Ocurre que ni la oligarquía tiene mucho margen para negociar, ni los sectores populares pueden ser contenidos con paliativos por mucho tiempo, ni una gran mayoría toleraría que —por ejemplo— no se transparentara el funcionamiento del Poder Judicial; es decir que el gobierno tampoco tiene mucho margen de maniobra.

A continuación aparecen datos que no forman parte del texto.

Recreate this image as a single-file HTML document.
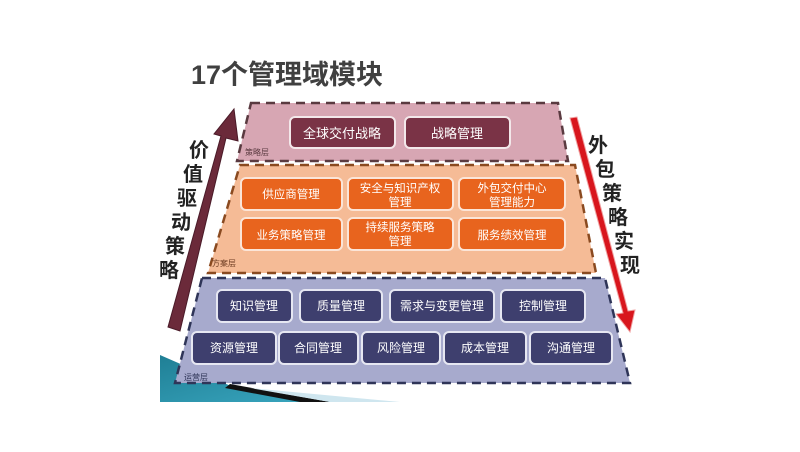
<!DOCTYPE html>
<html><head><meta charset="utf-8"><style>
body{margin:0;background:#fff;width:800px;height:447px;overflow:hidden}
text{font-family:"Liberation Sans","Noto Sans CJK SC",sans-serif}
</style></head><body>
<svg width="800" height="447" viewBox="0 0 800 447">
<defs>
<linearGradient id="teal" x1="0" y1="0" x2="1" y2="1"><stop offset="0" stop-color="#1f7f95"/><stop offset="1" stop-color="#3aa7c0"/></linearGradient>
</defs>
<polygon points="160,355 240,390 330,402 160,402" fill="url(#teal)"/>
<polygon points="230,384 330,402 300,402 225,388" fill="#111"/>
<polygon points="250,388 400,402 330,402" fill="#cfe6ef"/>
<text x="191" y="84" font-size="27" fill="#404040" font-weight="bold">17个管理域模块</text>
<!-- top layer -->
<polygon points="251,103 558,103 568,161 237,161" fill="#d7a6b3" stroke="#5a3a40" stroke-width="2.5" stroke-dasharray="9,6"/>
<text x="245" y="155" font-size="8" fill="#5a3a40" font-family="Liberation Serif,Noto Serif CJK SC,serif">策略层</text>
<g font-size="13" fill="#fff" text-anchor="middle">
<rect x="290" y="117" width="105" height="31" rx="5" fill="#7a3346" stroke="#f3e8ea" stroke-width="2"/>
<text x="342" y="138">全球交付战略</text>
<rect x="405" y="117" width="105" height="31" rx="5" fill="#7a3346" stroke="#f3e8ea" stroke-width="2"/>
<text x="457" y="138">战略管理</text>
</g>
<!-- middle layer -->
<polygon points="240,165 575,165 596,273 208,273" fill="#f5bb96" stroke="#8a4a20" stroke-width="2.5" stroke-dasharray="9,6"/>
<text x="212" y="266" font-size="8" fill="#6a3a20" font-family="Liberation Serif,Noto Serif CJK SC,serif">方案层</text>
<g font-size="11.5" fill="#fff" text-anchor="middle" stroke-width="2">
<rect x="241" y="178" width="101" height="32" rx="5" fill="#e8641e" stroke="#fbe5d8"/>
<rect x="348" y="178" width="105" height="32" rx="5" fill="#e8641e" stroke="#fbe5d8"/>
<rect x="459" y="178" width="106" height="32" rx="5" fill="#e8641e" stroke="#fbe5d8"/>
<rect x="241" y="218" width="101" height="32" rx="5" fill="#e8641e" stroke="#fbe5d8"/>
<rect x="348" y="218" width="105" height="32" rx="5" fill="#e8641e" stroke="#fbe5d8"/>
<rect x="459" y="218" width="106" height="32" rx="5" fill="#e8641e" stroke="#fbe5d8"/>
<g stroke="none">
<text x="291" y="198">供应商管理</text>
<text x="400" y="192">安全与知识产权</text><text x="400" y="206">管理</text>
<text x="512" y="192">外包交付中心</text><text x="512" y="206">管理能力</text>
<text x="291" y="239">业务策略管理</text>
<text x="400" y="231">持续服务策略</text><text x="400" y="245">管理</text>
<text x="512" y="239">服务绩效管理</text>
</g></g>
<!-- bottom layer -->
<polygon points="202,278 605,278 630,383 175,383" fill="#a7aacd" stroke="#2f3558" stroke-width="2.5" stroke-dasharray="9,6"/>
<text x="184" y="380" font-size="8" fill="#2f3558" font-family="Liberation Serif,Noto Serif CJK SC,serif">运营层</text>
<g font-size="12" fill="#fff" text-anchor="middle" stroke-width="2">
<rect x="217" y="290" width="75" height="32" rx="5" fill="#3e3f6e" stroke="#e6e7f2"/>
<rect x="300" y="290" width="82" height="32" rx="5" fill="#3e3f6e" stroke="#e6e7f2"/>
<rect x="390" y="290" width="104" height="32" rx="5" fill="#3e3f6e" stroke="#e6e7f2"/>
<rect x="501" y="290" width="84" height="32" rx="5" fill="#3e3f6e" stroke="#e6e7f2"/>
<rect x="192" y="332" width="84" height="32" rx="5" fill="#3e3f6e" stroke="#e6e7f2"/>
<rect x="279" y="332" width="79" height="32" rx="5" fill="#3e3f6e" stroke="#e6e7f2"/>
<rect x="362" y="332" width="78" height="32" rx="5" fill="#3e3f6e" stroke="#e6e7f2"/>
<rect x="444" y="332" width="82" height="32" rx="5" fill="#3e3f6e" stroke="#e6e7f2"/>
<rect x="530" y="332" width="82" height="32" rx="5" fill="#3e3f6e" stroke="#e6e7f2"/>
<g stroke="none">
<text x="254" y="310">知识管理</text>
<text x="341" y="310">质量管理</text>
<text x="442" y="310">需求与变更管理</text>
<text x="543" y="310">控制管理</text>
<text x="234" y="352">资源管理</text>
<text x="318" y="352">合同管理</text>
<text x="401" y="352">风险管理</text>
<text x="485" y="352">成本管理</text>
<text x="571" y="352">沟通管理</text>
</g></g>
<!-- left arrow -->
<polygon points="168,327 180,331 226,138 238,141 234,109 214,134 221,136" fill="#6b2a3a" stroke="#4a1a28" stroke-width="1"/>
<g font-size="20" fill="#222" text-anchor="middle" font-weight="bold">
<text x="199" y="157">价</text><text x="193" y="181">值</text><text x="187" y="205">驱</text><text x="181" y="229">动</text><text x="175" y="253">策</text><text x="169" y="277">略</text>
</g>
<!-- right arrow -->
<polygon points="570,118 577,117 628,311 635,310 630,332 616,314 623,313" fill="#d8161d" stroke="#f0a0a0" stroke-width="1"/>
<g font-size="20" fill="#222" text-anchor="middle" font-weight="bold">
<text x="598" y="152">外</text><text x="605" y="176">包</text><text x="612" y="200">策</text><text x="618" y="224">略</text><text x="624" y="248">实</text><text x="630" y="272">现</text>
</g>
</svg>
</body></html>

Por otra parte, en el seno de la oposición, el pacto Macri/Bullrich y CIA-Rodríguez Larreta/Frigerio/Monzó cruje por varias causas. Entre tanto, cuando Cristina dice: “Es increíble que no puedan aceptar que son minoría”, está pidiendo a la oposición que respete la regla de la mayoría, lo que permite suponer que también le está pidiendo al gobierno que la aplique. En otras palabras, se dirige a Juntos por el Cambio pero probablemente también a aquellos miembros del Frente, como el mediático protector de habitantes de los “sótanos”, Sergio Massa, que pretenden un consenso absoluto –en la práctica difícil, cuando no imposible, pero redituable pour la galerie—, método infalible para trabar cualquier proceso de transformación en serio.